Empört wandte sich der Lehrer an den Personalrat. Dort riet man ihm, die Bezirksregierung wegen Untätigkeit zu verklagen. M. ließ es letztlich bleiben, um Ärger zu vermeiden. Dennoch steigt der Zorn bei ihm hoch, wenn er daran denkt. „Mein bisheriger Eindruck hat sich bestätigt, für die Bezirksregierung Köln bin ich nur eine Nummer, die diese Behörde mit störenden Anfragen belästigt.“
Skandal um 16 Jahre krankgeschriebene Lehrerin
Unterdessen wächst sich der Fall jener Lehrerin, die seit 16 Jahren psychisch erkrankt sein soll, zu einem Skandal aus. So wurde bekannt, dass die Duisburgerin bereits 2017 erfolgreich gegen ihre Versetzung aus dem Berufskolleg in Wesel geklagt hatte. Laut „Bild“-Zeitung hatte sie ein Eilverfahren gegen das Land NRW angestrengt. Weder wurde die Beamtin versetzt noch amtsärztlich auf ihren Gesundheitszustand untersucht. Erst im März 2024 wurde eine neue Sachbearbeiterin auf den Fall aufmerksam. Die Beschäftigte bei der Schulaufsicht ordnete eine amtsärztliche Untersuchung an. Wieder klagte die Lehrerin gegen die Anweisung – doch diesmal erfolglos.

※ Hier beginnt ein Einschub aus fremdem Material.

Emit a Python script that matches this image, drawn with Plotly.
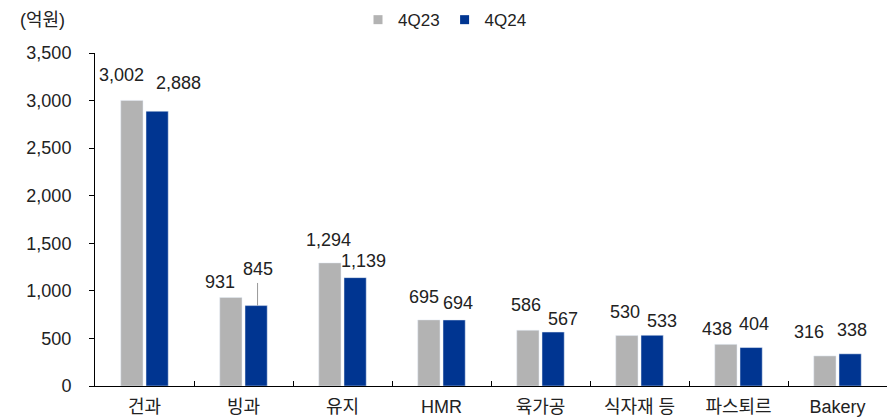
import plotly.graph_objects as go

categories = ["건과", "빙과", "유지", "HMR", "육가공", "식자재 등", "파스퇴르", "Bakery"]
q4_23 = [3002, 931, 1294, 695, 586, 530, 438, 316]
q4_24 = [2888, 845, 1139, 694, 567, 533, 404, 338]

FONT = "Liberation Sans, Arial, Noto Sans CJK KR, sans-serif"
GRAY = "#b3b3b3"
BLUE = "#003591"
TEXT = "#222222"
FS = 18

# per-label nudges (px) so neighbouring value labels do not collide
gray_dx = [-9, -9, 0, -3, 0, 0, -7, -14]
gray_dy = [25, 15, 23, 23, 25, 24, 15, 24]
blue_dx = [20, 0, 7, 2, 8, 8, 1, 0]
blue_dy = [28, 37, 17, 17, 13, 14, 24, 24]
BAR_OFFSET = 0.142  # half the distance between the two bars of a group, in category units

fig = go.Figure()
fig.add_trace(go.Bar(name="4Q23", x=categories, y=q4_23, marker_color=GRAY,
                     showlegend=False, offsetgroup="a"))
fig.add_trace(go.Bar(name="4Q24", x=categories, y=q4_24, marker_color=BLUE,
                     showlegend=False, offsetgroup="b"))

# legend entries with small square swatches
for name, color in [("4Q23", GRAY), ("4Q24", BLUE)]:
    fig.add_trace(go.Scatter(name=name, x=[None], y=[None], mode="markers",
                             marker=dict(symbol="square", size=9, color=color)))

# value labels
for i, cat in enumerate(categories):
    for vals, dx, dy, side in [(q4_23, gray_dx, gray_dy, -1), (q4_24, blue_dx, blue_dy, 1)]:
        fig.add_annotation(x=i + side * BAR_OFFSET, y=vals[i], xref="x", yref="y",
                           text=f"{vals[i]:,}", showarrow=False,
                           xanchor="center", yanchor="middle",
                           xshift=dx[i], yshift=dy[i],
                           font=dict(size=FS, color=TEXT, family=FONT))

# leader line from the 빙과 4Q24 label down to its bar
fig.add_shape(type="line", xref="x", yref="y",
              x0=1 + BAR_OFFSET, x1=1 + BAR_OFFSET, y0=q4_24[1], y1=1083,
              line=dict(color="#999999", width=1))

fig.add_annotation(text="(억원)", xref="paper", yref="paper", x=-0.097, y=1.10,
                   xanchor="left", yanchor="middle", showarrow=False,
                   font=dict(size=FS, color=TEXT, family=FONT))

fig.update_layout(
    width=890, height=419,
    margin=dict(l=95, r=3, t=53, b=33),
    paper_bgcolor="white", plot_bgcolor="white",
    font=dict(family=FONT, size=FS, color=TEXT),
    barmode="group", bargap=0.49, bargroupgap=0.12,
    showlegend=True,
    legend=dict(orientation="h", x=0.5, xanchor="center",
                xref="container", yref="container", y=0.952, yanchor="middle",
                font=dict(size=FS - 1), itemwidth=30, traceorder="normal",
                bgcolor="rgba(0,0,0,0)"),
    xaxis=dict(type="category", showline=True, linecolor="black", linewidth=1,
               ticks="inside", tickson="boundaries", ticklen=5, tickcolor="black",
               ticklabelstandoff=4, tickfont=dict(size=FS)),
    yaxis=dict(range=[0, 3500], dtick=500, tickformat=",", showgrid=False,
               showline=True, linecolor="black", linewidth=1,
               ticks="outside", ticklen=5, tickcolor="black",
               ticklabelstandoff=14, zeroline=False, tickfont=dict(size=FS)),
)

fig.write_html("out.html")
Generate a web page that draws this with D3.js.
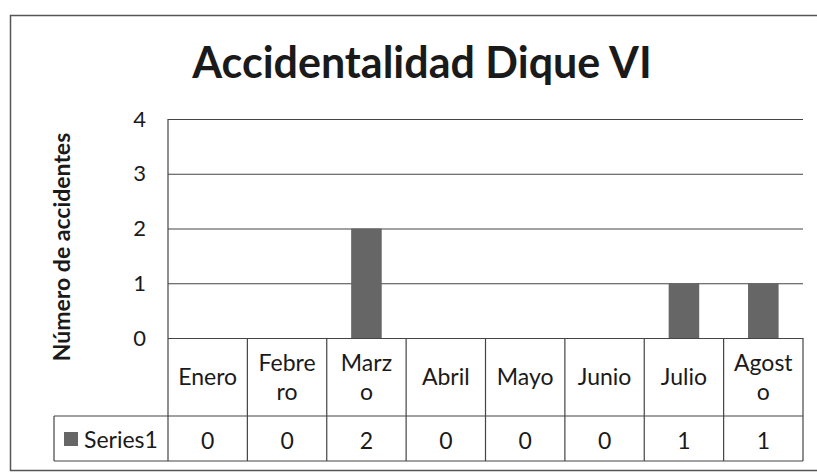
<!DOCTYPE html>
<html>
<head>
<meta charset="utf-8">
<script src="https://cdn.jsdelivr.net/npm/d3@7"></script>
<style>
  body { margin: 0; background: #fff; }
  text { font-family: Lato, "Open Sans", sans-serif; fill: #1a1a1a; }
</style>
</head>
<body>
<div class="canvas"></div>
<script>
// chart values
const months = ['Enero', 'Febrero', 'Marzo', 'Abril', 'Mayo', 'Junio', 'Julio', 'Agosto'];
// how each month label wraps inside its table cell
const monthLines = [['Enero'], ['Febre', 'ro'], ['Marz', 'o'], ['Abril'], ['Mayo'], ['Junio'], ['Julio'], ['Agost', 'o']];
const accidents = [0, 0, 2, 0, 0, 0, 1, 1];
const yTicks = [0, 1, 2, 3, 4];
const seriesName = 'Series1';

const svg = d3.select('.canvas')
    .append('svg')
    .attr('width', 817)
    .attr('height', 474);

// outer chart frame
svg.append('rect')
    .attr('x', 10.5)
    .attr('y', 15.5)
    .attr('width', 830)
    .attr('height', 455)
    .attr('fill', 'none')
    .attr('stroke', '#555')
    .attr('stroke-width', 1.5);

// title
svg.append('text')
    .attr('x', 422)
    .attr('y', 78)
    .attr('text-anchor', 'middle')
    .style('font-size', '43px')
    .style('font-weight', 'bold')
    .text('Accidentalidad Dique VI');

const plotLeft = 168, plotRight = 803, plotTop = 119, zero = 338;
const rowMid = 416, rowBottom = 461, tableLeft = 54;

const y = d3.scaleLinear()
    .domain([0, 4])
    .range([zero, plotTop]);

// one column per month for the data table
const col = d3.scaleBand()
    .domain(months)
    .range([plotLeft, plotRight]);

// bars sit centred in each column
const xBar = d3.scaleBand()
    .domain(months)
    .range([plotLeft, plotRight])
    .paddingInner(0.615)
    .paddingOuter(0.3075);

// gridlines + tick labels via the axis
const yAxis = svg.append('g')
    .attr('transform', `translate(${plotLeft},0)`)
    .call(d3.axisLeft(y)
        .tickValues(yTicks)
        .tickSize(-(plotRight - plotLeft))
        .tickPadding(22)
        .tickFormat(d3.format('d')));

yAxis.select('.domain').remove();
yAxis.selectAll('.tick line')
    .attr('stroke', '#444')
    .attr('stroke-width', 1.2);
yAxis.selectAll('.tick text')
    .style('font-size', '22px')
    .attr('fill', '#1a1a1a');

// vertical axis line down through the table
svg.append('line')
    .attr('x1', plotLeft).attr('x2', plotLeft)
    .attr('y1', plotTop).attr('y2', rowBottom)
    .attr('stroke', '#444')
    .attr('stroke-width', 1.2);

// axis title
svg.append('text')
    .attr('transform', 'translate(70,247) rotate(-90)')
    .attr('text-anchor', 'middle')
    .style('font-size', '23px')
    .style('font-weight', 'bold')
    .text('Número de accidentes');

// bars
svg.append('g')
    .selectAll('rect')
    .data(accidents)
    .enter()
    .append('rect')
    .attr('x', (d, i) => xBar(months[i]))
    .attr('width', xBar.bandwidth())
    .attr('y', d => y(d))
    .attr('height', d => y(0) - y(d))
    .attr('fill', '#666');

// data table
const table = svg.append('g')
    .attr('stroke', '#444')
    .attr('stroke-width', 1.2);

table.append('line')
    .attr('x1', tableLeft).attr('x2', plotRight)
    .attr('y1', rowMid).attr('y2', rowMid);
table.append('line')
    .attr('x1', tableLeft).attr('x2', plotRight)
    .attr('y1', rowBottom).attr('y2', rowBottom);
table.append('line')
    .attr('x1', tableLeft).attr('x2', tableLeft)
    .attr('y1', rowMid).attr('y2', rowBottom);

table.selectAll('.sep')
    .data(months)
    .enter()
    .append('line')
    .attr('class', 'sep')
    .attr('x1', d => col(d) + col.bandwidth())
    .attr('x2', d => col(d) + col.bandwidth())
    .attr('y1', zero)
    .attr('y2', rowBottom);

// month labels (wrapped like the original)
const catMid = (zero + rowMid) / 2;
svg.append('g')
    .selectAll('text')
    .data(months)
    .enter()
    .append('text')
    .attr('text-anchor', 'middle')
    .style('font-size', '23px')
    .each(function (d, i) {
        const lines = monthLines[i];
        const cx = col(d) + col.bandwidth() / 2;
        const startY = catMid + 8 - (lines.length - 1) * 14.5;
        lines.forEach((ln, k) => {
            d3.select(this).append('tspan')
                .attr('x', cx)
                .attr('y', startY + k * 29)
                .text(ln);
        });
    });

// series row: legend key + name
svg.append('rect')
    .attr('x', 64)
    .attr('y', 432)
    .attr('width', 14)
    .attr('height', 14)
    .attr('fill', '#666');

svg.append('text')
    .attr('x', 84)
    .attr('y', 448)
    .style('font-size', '23px')
    .text(seriesName);

// series values
svg.append('g')
    .selectAll('text')
    .data(accidents)
    .enter()
    .append('text')
    .attr('x', (d, i) => col(months[i]) + col.bandwidth() / 2)
    .attr('y', 449)
    .attr('text-anchor', 'middle')
    .style('font-size', '23px')
    .text(d => d);
</script>
</body>
</html>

Inzwischen wurde bekannt, dass die angeblich psychisch schwer angeschlagene Lehrerin in all den Jahren als Heilpraktikerin gearbeitet haben soll. Zudem soll sie auch an Gründerwettbewerben teilgenommen und für eine spezielle Handcreme ein Preisgeld von 5000 Euro kassiert haben. Niemandem fiel auf, dass da jemand womöglich gegen das Beamtenrecht verstieß.
Mit Blick auf die augenscheinlichen Versäumnisse zeigte sich Schulministerin Dorothee Feller fassungslos: „Viele Menschen sind zurecht empört, wenn jemand über einen so langen Zeitraum bei vollen Bezügen krankgeschrieben ist, ohne dass der Sache nachgegangen wird. Der jetzt bekannt gewordene Fall ist nicht akzeptabel und in seiner Dimension nicht nachvollziehbar.“
Gegen die Lehrerin ist nun ein Disziplinarverfahren eingeleitet worden. Auch in der zuständigen Bezirksregierung Düsseldorf sei intern ein Disziplinarverfahren eröffnet worden, sagte ein Sprecher des NRW-Schulministeriums. Zuvor hatte der „Spiegel“ darüber berichtet.
Die Bezirksregierung Düsseldorf hat die Disziplinarverfahren gestartet, war aber für eine Stellungnahme zunächst nicht erreichbar. Innerhalb der Behörde betreffe das Disziplinarverfahren die zuständige Person, berichtet „Spiegel“.